Sashimi text preprocessing not working properly

CorText Manager Q&A forumCategory: SASHIMISashimi text preprocessing not working properly
Vincent Delbar asked 2 years ago

Hello,

I’m currently trying to use the SASHIMI module and I got undesired words in the model after the text processing step.
Stop words, verbs and other small tokens appears on top of the domain topic map.
See for yourself here.
I can’t see any setting I may have missed. Any ideas ?
I was ready to open an issue on github or something, but I can’t find any repository related to this.

1 Answers
aleabdo Staff answered 2 years ago

Ni! Olá Vincent,
As you’ve noticed, Sashimi doesn’t include language-specific preprocessing steps. That’s because stopwords will get clustered together because of their similar distribution in documents. There’s thus no need to remove them, but to take care to interpret the maps accordingly. What you get is actually different patters of stopword-like behavior in a set of stopword-like topics, composed by stopwords but also by other terms that in the corpus behave like stopwords.
In your map, most stopword-like terms get clustered in L1T25. This topic contains words that are frequent in every domain of the corpus. Compare that with L1T0, which also contains very generic words, but tending towards very rare words. L1T0 is still quite evenly distributed, but we can see it has a slightly stronger preference for some domains: domains that employ quite specific and rare vocabulary.
Stopwords may also appear in topics that don’t seem stopword-like, and that means that in this corpus they’re not so much behaving as stopwords – they’re statistically differentiating factors for some domains. For example L1T18 has the a priori stopwords “was” and “were”. If you look at the domains where this topic is most present you’ll see these are domains characterized by “dynamics and temporal patterns” that likely call for their use. You can also note that the distinction is very weak, with a maximum factor of “1.7”, so actually very stopword-like (L1T25 has max factor “1.3”), while more substantial topics will have higher factors.
Sashimi is thus telling you that a lot more words are not very informative, not only the a priori stopwords, but also telling you different ways in which they’re informative – even if they’re not much so.
Of course, these stopword-like topics are, as a consequence, less meaningful topics and not the ones that will be critical to your analysis – in a way these are things you should ignore unless you see good reason not to. In the maps this becomes more clear once you pick a domain. Stopword-like topics will tend to be less significant for a given domain, even if they’re frequent in the corpus.
Finding a more ergonomic way to translate this is on the agenda, but it’s not so evident 😉 because we actually want this information to be available, since it’s all statistically meaningful (in the sense of the underlying bayesian network modeling framework). But I agree that on the topic map it is confusing that at the highest level only stopwords show up among the frequent terms. That is, of course, a consequence of showing frequent terms. Maybe something else should be shown. Same for the topic color intensity when no domain is selected.
Now, of course, you could perform preprocessing before sending data to sashimi. For example topic L1T28 is clearly an artifact of articles from Taylor and Francis, which Sashimi detected and that is influencing the construction of domains. Ideally it should be possible to tell Sashimi to ignore a selection of topics (artifacts, stopwords) and replay the modeling to produce new domains and topics without those terms. That is part of a larger program we have in mind, awaiting for time and/or resources.
I hope my answer can help you interpret the maps and continue work with your data. In practical terms : the thing you do need to worry about is to remove the Taylor and Francis signature from your documents before modeling, as it’s clearly influencing the results. You can do that outside of Cortext with a number of tools; inside Cortext, maybe the Data Curation script can do that for you, I’m not entirely sure.
At your disposal for more clarifications,

Vincent Delbar replied 2 years ago

Wow, what a quick and exhaustive reply !
Okay, may be I’ll consider processing the text by myself with python and re-upload the corpus db into cortext.
At least to remove signatures at the end of abstracts, may be remap some terms…
But I’m not sure if we really need those SASHIMI results. It is quite hard to interpret for the rest of the team, and even for me.
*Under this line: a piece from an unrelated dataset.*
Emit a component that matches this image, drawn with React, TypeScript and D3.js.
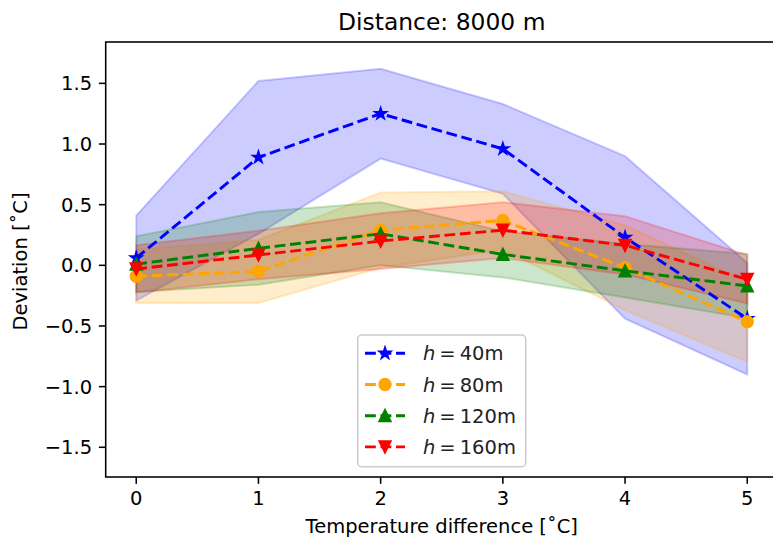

Thanks you very much for the explanation !

aleabdo Staff replied 2 years ago

Ni! No trouble. At least you got from Sashimi that the publisher’s signature was influencing the analysis (which is likely also true for other analyses that won’t tell you that). 😉

Sashimi is definitely a different kind of corpus analysis instrument. The first way in which it can be useful is, of course, that it not only gives you topics, that documents can be seen as composed of, but also tells you what are the groups of documents that combine topics similarly (one could say a kind of “epistemic communities”), and how so. And it strives to provide ways to explore the material evidence for that (documents, topics, terms, temporal evolution) at different levels of detail – from whole corpus to individual document.

One thing that you may find interesting : it seems you get your corpus from Scopus, so it likely has a DOI field. Try passing this to the URL parameter in domain-topic map:

https://doi.org/{}

This should link the document titles that appear in the “Info” tabs directly to their web presence.

Best!